Large language models (LLMs) are powerful, but their high hardware requirements make them inaccessible to many. This article explores the innovative techniques researchers are developing to reduce the hardware needed to run these models, focusing on quantization and the groundbreaking BitNet architecture.
The Problem: Hardware Costs and Model Size
Running state-of-the-art open-source models like Deep Seek V3 can be prohibitively expensive, requiring hardware costing upwards of $400,000. While researchers have created smaller models or distilled larger ones to reduce hardware needs, even these scaled-down versions can require expensive GPUs costing around $20,000. This leaves many users with the option of using smaller, less capable models, which can be frustrating due to their limited abilities.
Quantization: Reducing Precision for Efficiency
One approach to reducing hardware demands is quantization. This technique reduces the number of bits used to store model weights, impacting the model's memory footprint.
How Quantization Works
In a typical model, weights are stored using FP16 (16 bits). A 7 billion parameter model requires approximately 14 GB of memory. To speed up processing, this data is loaded into GPU VRAM. However, users with less VRAM (e.g., 8 GB) face limitations. While offloading (actively rotating weights) is an option, it significantly slows down performance.

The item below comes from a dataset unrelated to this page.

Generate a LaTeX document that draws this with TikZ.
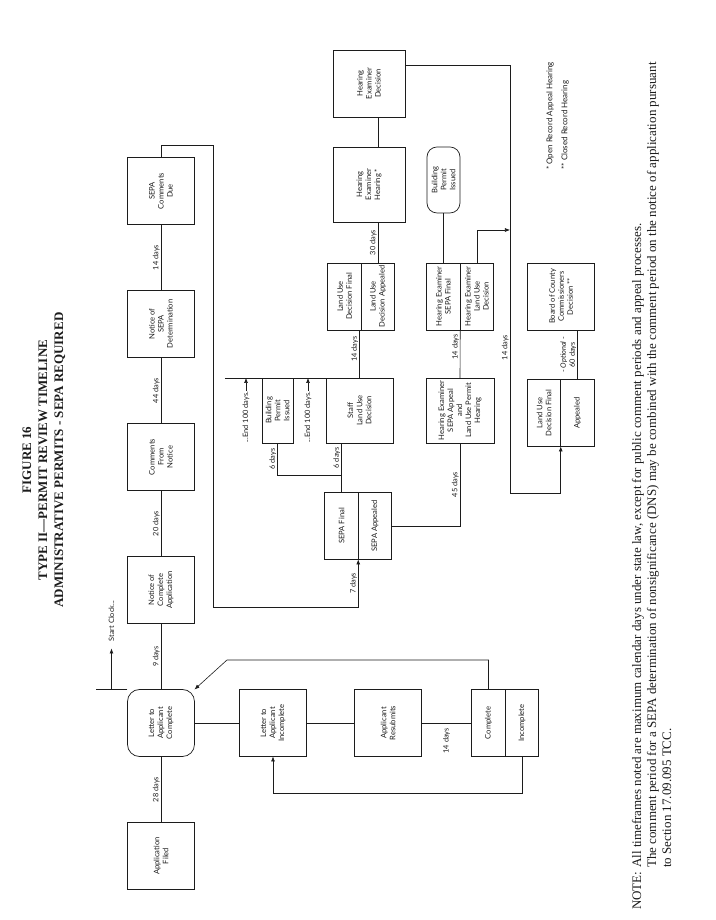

Quantization addresses this by using fewer bits per weight (e.g., FP8, INT4). This reduces memory usage but also decreases precision. With FP16, the smallest increment between numbers is around 0.001. In FP8, it's around 0.125, and in INT4, it's 1. Reduced precision means the model must round weights, which can affect prediction accuracy. To mitigate this, quantized models are often fine-tuned after quantization using calibration datasets.
Benefits of Quantization
Despite the potential loss of precision, quantization offers significant benefits:
-
Reduced memory usage: Cutting memory usage by at least half is possible.
-
Minimal performance drop: The performance difference between FP16 and FP8 is often small.
-
Overall Improvement: Running a quantized larger model can be better than using a smaller, full-precision model.

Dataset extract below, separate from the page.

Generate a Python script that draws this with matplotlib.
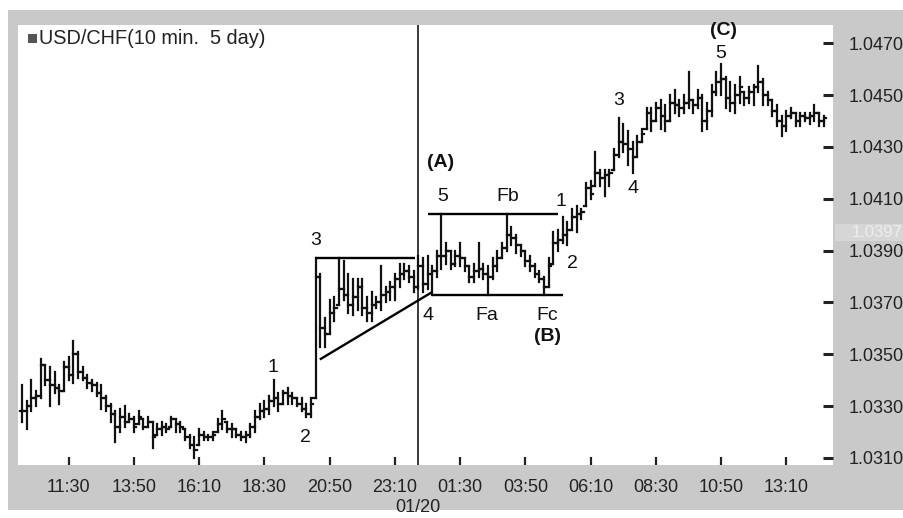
import matplotlib
matplotlib.use("Agg")
import matplotlib.pyplot as plt
import numpy as np
from matplotlib.collections import LineCollection
from matplotlib.patches import Rectangle
import matplotlib.transforms as mtransforms

plt.rcParams['font.family'] = ['Liberation Sans', 'DejaVu Sans']

# ---------------- data (10-minute bars, USD/CHF) ----------------
high = [
    1.0338, 1.0332, 1.0340, 1.0336, 1.0348, 1.0346, 1.0345, 1.0343, 1.0338, 1.0347,
    1.0349, 1.0355, 1.0351, 1.0345, 1.0342, 1.0340, 1.0339, 1.0338, 1.0334, 1.0331,
    1.0328, 1.0329, 1.0330, 1.0327, 1.0326, 1.0328, 1.0325, 1.0326, 1.0324, 1.0323,
    1.0324, 1.0323, 1.0326, 1.0325, 1.0324,
    1.0321, 1.0319, 1.0318, 1.0321, 1.0320, 1.0319, 1.0320, 1.0325, 1.0328, 1.0324,
    1.0323, 1.0321, 1.0320, 1.0320, 1.0323, 1.0328, 1.0331, 1.0332, 1.0334, 1.0340,
    1.0335, 1.0336, 1.0337, 1.0335, 1.0333, 1.0333, 1.0331, 1.0333, 1.0387, 1.0381,
    1.0364, 1.0371, 1.0372, 1.0387, 1.0386,
    1.0381, 1.0379, 1.0379, 1.0379, 1.0372, 1.0374, 1.0372, 1.0384, 1.0376, 1.0378,
    1.0381, 1.0385, 1.0385, 1.0384, 1.0382, 1.0388, 1.0387, 1.0388, 1.0384, 1.0390,
    1.0404, 1.0393, 1.0390, 1.0390, 1.0393, 1.0387, 1.0384, 1.0385, 1.0393, 1.0385,
    1.0384, 1.0387, 1.0390,
    1.0393, 1.0404, 1.0399, 1.0396, 1.0392, 1.0390, 1.0388, 1.0385, 1.0382, 1.0380,
    1.0387, 1.0397, 1.0398, 1.0403, 1.0401, 1.0406, 1.0407, 1.0406, 1.0416, 1.0417,
    1.0428, 1.0421, 1.0421, 1.0421, 1.0429, 1.0441, 1.0439, 1.0436, 1.0432, 1.0434,
    1.0437, 1.0445, 1.0445, 1.0447, 1.0448,
    1.0446, 1.0450, 1.0452, 1.0448, 1.0450, 1.0459, 1.0448, 1.0452, 1.0450, 1.0447,
    1.0454, 1.0459, 1.0462, 1.0457, 1.0455, 1.0454, 1.0457, 1.0451, 1.0453, 1.0454,
    1.0461, 1.0456, 1.0451, 1.0448, 1.0446, 1.0442, 1.0444, 1.0445, 1.0443, 1.0443,
    1.0443, 1.0443, 1.0446, 1.0443, 1.0442,
]
low = [
    1.0324, 1.0321, 1.0328, 1.0330, 1.0333, 1.0338, 1.0330, 1.0335, 1.0331, 1.0336,
    1.0340, 1.0339, 1.0341, 1.0340, 1.0337, 1.0336, 1.0334, 1.0329, 1.0328, 1.0324,
    1.0316, 1.0320, 1.0322, 1.0324, 1.0320, 1.0323, 1.0321, 1.0322, 1.0314, 1.0319,
    1.0319, 1.0320, 1.0322, 1.0320, 1.0320,
    1.0317, 1.0314, 1.0310, 1.0315, 1.0317, 1.0317, 1.0317, 1.0320, 1.0321, 1.0320,
    1.0318, 1.0318, 1.0317, 1.0316, 1.0318, 1.0320, 1.0325, 1.0326, 1.0327, 1.0330,
    1.0328, 1.0331, 1.0331, 1.0331, 1.0330, 1.0328, 1.0326, 1.0326, 1.0333, 1.0353,
    1.0353, 1.0358, 1.0363, 1.0369, 1.0371,
    1.0366, 1.0365, 1.0367, 1.0365, 1.0363, 1.0363, 1.0368, 1.0367, 1.0370, 1.0371,
    1.0371, 1.0376, 1.0379, 1.0378, 1.0374, 1.0375, 1.0374, 1.0375, 1.0373, 1.0380,
    1.0383, 1.0385, 1.0383, 1.0384, 1.0384, 1.0382, 1.0378, 1.0378, 1.0380, 1.0379,
    1.0373, 1.0379, 1.0382,
    1.0387, 1.0390, 1.0392, 1.0389, 1.0388, 1.0384, 1.0382, 1.0380, 1.0378, 1.0373,
    1.0376, 1.0385, 1.0390, 1.0393, 1.0392, 1.0398, 1.0397, 1.0402, 1.0407, 1.0410,
    1.0415, 1.0415, 1.0411, 1.0415, 1.0421, 1.0426, 1.0428, 1.0423, 1.0420, 1.0426,
    1.0432, 1.0437, 1.0436, 1.0440, 1.0437,
    1.0436, 1.0440, 1.0443, 1.0442, 1.0443, 1.0445, 1.0443, 1.0445, 1.0436, 1.0437,
    1.0442, 1.0450, 1.0450, 1.0445, 1.0444, 1.0443, 1.0447, 1.0446, 1.0447, 1.0446,
    1.0451, 1.0446, 1.0446, 1.0442, 1.0438, 1.0434, 1.0436, 1.0441, 1.0438, 1.0438,
    1.0440, 1.0439, 1.0440, 1.0438, 1.0438,
]
close = [
    1.0328, 1.0330, 1.0333, 1.0334, 1.0346, 1.0340, 1.0338, 1.0337, 1.0336, 1.0345,
    1.0342, 1.0350, 1.0343, 1.0341, 1.0339, 1.0338, 1.0335, 1.0333, 1.0330, 1.0327,
    1.0322, 1.0326, 1.0324, 1.0325, 1.0322, 1.0326, 1.0322, 1.0324, 1.0318, 1.0321,
    1.0322, 1.0321, 1.0325, 1.0323, 1.0322,
    1.0318, 1.0315, 1.0313, 1.0319, 1.0318, 1.0318, 1.0319, 1.0323, 1.0325, 1.0321,
    1.0321, 1.0319, 1.0318, 1.0319, 1.0322, 1.0326, 1.0328, 1.0329, 1.0332, 1.0333,
    1.0331, 1.0335, 1.0334, 1.0333, 1.0331, 1.0329, 1.0327, 1.0331, 1.0380, 1.0360,
    1.0358, 1.0366, 1.0368, 1.0375, 1.0373,
    1.0369, 1.0372, 1.0376, 1.0368, 1.0366, 1.0369, 1.0370, 1.0373, 1.0374, 1.0376,
    1.0379, 1.0381, 1.0382, 1.0380, 1.0376, 1.0384, 1.0377, 1.0381, 1.0382, 1.0388,
    1.0388, 1.0390, 1.0385, 1.0388, 1.0387, 1.0384, 1.0380, 1.0382, 1.0383, 1.0381,
    1.0380, 1.0384, 1.0387,
    1.0391, 1.0396, 1.0395, 1.0392, 1.0390, 1.0386, 1.0384, 1.0381, 1.0379, 1.0376,
    1.0384, 1.0393, 1.0394, 1.0396, 1.0398, 1.0403, 1.0404, 1.0405, 1.0414, 1.0412,
    1.0420, 1.0418, 1.0419, 1.0420, 1.0427, 1.0432, 1.0431, 1.0429, 1.0426, 1.0432,
    1.0435, 1.0443, 1.0440, 1.0445, 1.0442,
    1.0440, 1.0447, 1.0446, 1.0445, 1.0447, 1.0448, 1.0446, 1.0449, 1.0440, 1.0444,
    1.0451, 1.0455, 1.0456, 1.0449, 1.0447, 1.0450, 1.0453, 1.0449, 1.0451, 1.0453,
    1.0455, 1.0450, 1.0448, 1.0444, 1.0440, 1.0438, 1.0442, 1.0443, 1.0440, 1.0442,
    1.0441, 1.0442, 1.0443, 1.0440, 1.0441,
]

x_tick_bars = [10, 24, 38, 52, 66, 80, 94, 108, 122, 136, 150, 164]
x_tick_labels = ["11:30", "13:50", "16:10", "18:30", "20:50", "23:10",
                 "01:30", "03:50", "06:10", "08:30", "10:50", "13:10"]
y_ticks = [1.0310, 1.0330, 1.0350, 1.0370, 1.0390, 1.0410, 1.0430, 1.0450, 1.0470]
day_break_bar = 85
day_label = "01/20"
last_price = 1.0397

# annotation lines: (x0, y0, x1, y1) in bar index / price
box_top = (62.9, 1.0387, 84.3, 1.0387)
tri_bottom = (63.9, 1.0348, 88.0, 1.0374)
chan_top = (87.0, 1.0404, 115.0, 1.0404)
chan_bottom = (88.0, 1.0373, 116.0, 1.0373)

# wave labels: (text, bar, price, bold)
labels = [
    ("1", 53.9, 1.0345, False), ("2", 60.9, 1.0318, False), ("3", 62.9, 1.0394, False),
    ("4", 87.1, 1.0365, False), ("5", 90.3, 1.0411, False), ("(A)", 89.9, 1.0424, True),
    ("Fb", 104.3, 1.0411, False), ("Fa", 99.8, 1.0365, False), ("Fc", 112.7, 1.0365, False),
    ("(B)", 112.7, 1.0357, True), ("1", 115.7, 1.0409, False), ("2", 118.2, 1.0385, False),
    ("3", 128.1, 1.0448, False), ("4", 131.1, 1.0414, False), ("5", 149.8, 1.0466, False),
    ("(C)", 150.4, 1.0475, True),
]

# ---------------- figure ----------------
W, H = 904, 518
fig = plt.figure(figsize=(W / 100, H / 100), dpi=100, facecolor='white')
frame = Rectangle((8 / W, 1 - 510 / H), (W - 8) / W, 500 / H,
                  transform=fig.transFigure, facecolor='#c9c9c9',
                  edgecolor='none', zorder=-5)
fig.add_artist(frame)
ax = fig.add_axes([18 / W, 1 - 465 / H, (833 - 18) / W, 440 / H])
ax.set_zorder(1)
ax.set_facecolor('white')
for s in ax.spines.values():
    s.set_visible(False)

n = len(close)
idx = np.arange(n)
hi = np.array(high)
lo = np.array(low)
cl = np.array(close)
op = np.clip(np.r_[cl[0], cl[:-1]], lo, hi)
w = 0.5
segs = []
for i in range(n):
    segs.append([(idx[i], lo[i]), (idx[i], hi[i])])
    segs.append([(idx[i] - w, op[i]), (idx[i], op[i])])
    segs.append([(idx[i], cl[i]), (idx[i] + w, cl[i])])
ax.add_collection(LineCollection(segs, colors='#111111', linewidths=1.6,
                                 capstyle='projecting', zorder=3))

ax.set_xlim(-0.86, 174.0)
ax.set_ylim(1.03073, 1.04770)

# day separator
ax.axvline(day_break_bar, color='#2a2a2a', lw=1.3, zorder=2)

# annotation lines
for (x0, y0, x1, y1) in [box_top, tri_bottom, chan_top, chan_bottom]:
    ax.plot([x0, x1], [y0, y1], color='black', lw=1.7, zorder=4, solid_capstyle='butt')

for (t, bx, py, bold) in labels:
    ax.text(bx, py, t, ha='center', va='center', fontsize=14,
            fontweight='bold' if bold else 'normal', color='#111111', zorder=5)

# axes ticks
ax.set_xticks(x_tick_bars)
ax.set_xticklabels(x_tick_labels)
ax.tick_params(axis='x', direction='in', length=6, width=1.6, pad=10,
               labelsize=13, colors='#222222')
ax.yaxis.tick_right()
ax.set_yticks(y_ticks)
ax.set_yticklabels([f"{v:.4f}" for v in y_ticks])
ax.tick_params(axis='y', direction='in', length=7, width=2.2, pad=11,
               labelsize=13, colors='#222222')

# date label under day break
trans = mtransforms.blended_transform_factory(ax.transData, ax.transAxes)
ax.text(day_break_bar, -0.096, day_label, transform=trans, ha='center', va='center',
        fontsize=13, color='#222222', clip_on=False)

# last price marker in right panel
trans_y = mtransforms.blended_transform_factory(ax.transAxes, ax.transData)
ax.add_patch(Rectangle((1.003, last_price - 0.00032), 0.088, 0.00064, transform=trans_y,
                       facecolor='#d6d6d6', edgecolor='none', clip_on=False, zorder=1))
ax.text(1.085, last_price, f"{last_price:.4f}", transform=trans_y, ha='right', va='center',
        fontsize=12, color='#ededed', clip_on=False)

# title / legend
fig.add_artist(Rectangle((28 / W, 1 - 43 / H), 9 / W, 9 / H, transform=fig.transFigure,
                         facecolor='#555555', edgecolor='none', zorder=5))
fig.text(39 / W, 1 - 38 / H, "USD/CHF(10 min.  5 day)", ha='left', va='center',
         fontsize=14.3, color='#222222', zorder=6)

fig.savefig("out.png", dpi=100, facecolor=fig.get_facecolor())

BitNet: A Revolutionary Approach
BitNet is a novel architecture designed to drastically reduce hardware requirements by using extremely low-precision weights.
BitNet's Core Concept
The initial BitNet paper proposed using only 1-bit weights, representing either 1 or -1. This significantly reduces storage requirements and eliminates the need for matrix multiplications, replacing them with simpler addition and subtraction. While technically challenging, training from the ground up with this 1-bit setup results in better stability than quantizing a fully trained model.
BitNet B1.58: Introducing Sparsity
BitNet B1.58 introduced a new state: zero, in addition to 1 and -1. This introduces sparsity, allowing the model to turn off connections between neurons. This enhances model performance and retains the benefits of simplified computations.
Performance and Memory Savings
BitNet B1.58 offers substantial memory savings and speed improvements. For example:
-
A 1.3 billion parameter Llama 1 model uses nearly three times less memory and is 66 times faster.
-
A 3 billion parameter Llama 1 model uses 3.5 times less memory and is 2.7 times faster.
-
When scaled up to 70 billion parameters, BitNet requires 7.16 times less memory than Llama 70B.
Remarkably, a 70 billion parameter BitNet B1.58 model is more efficient in terms of generation speed, memory usage, and energy consumption than a 13 billion parameter full-precision LLM. The "B1.58" name refers to the approximate information content per weight now that three states are possible.
BitNet A4.8: Optimizing Activations and KV Cache
Further research led to BitNet A4.8, which focuses on reducing the precision of activations. It uses 4-bit activations for attention and feedforward network inputs, while retaining 8-bit precision for intermediate states where precision is crucial. It also introduces a 3-bit KV cache which greatly expands the context window with minimal memory use.
Bitnet A4.8 is also a sparse model that only uses 55% of the parameters for every input.
Training Costs and Scaling
BitNet is very energy efficient, making it extremely attractive for training. It's estimated that training a BitNet model can cost significantly less than training a traditional transformer model. This efficiency, combined with its memory advantages, makes BitNet a promising architecture for scaling LLMs.
The Future of BitNet
BitNet's performance is promising. Further advancements are anticipated, particularly in optimizing hardware for ternary operations and improving long-context performance. The BitNet B 1.58B4T models are currently available on Hugging Face. Ongoing research focuses on addressing the technical challenges of ternary operations for transformers.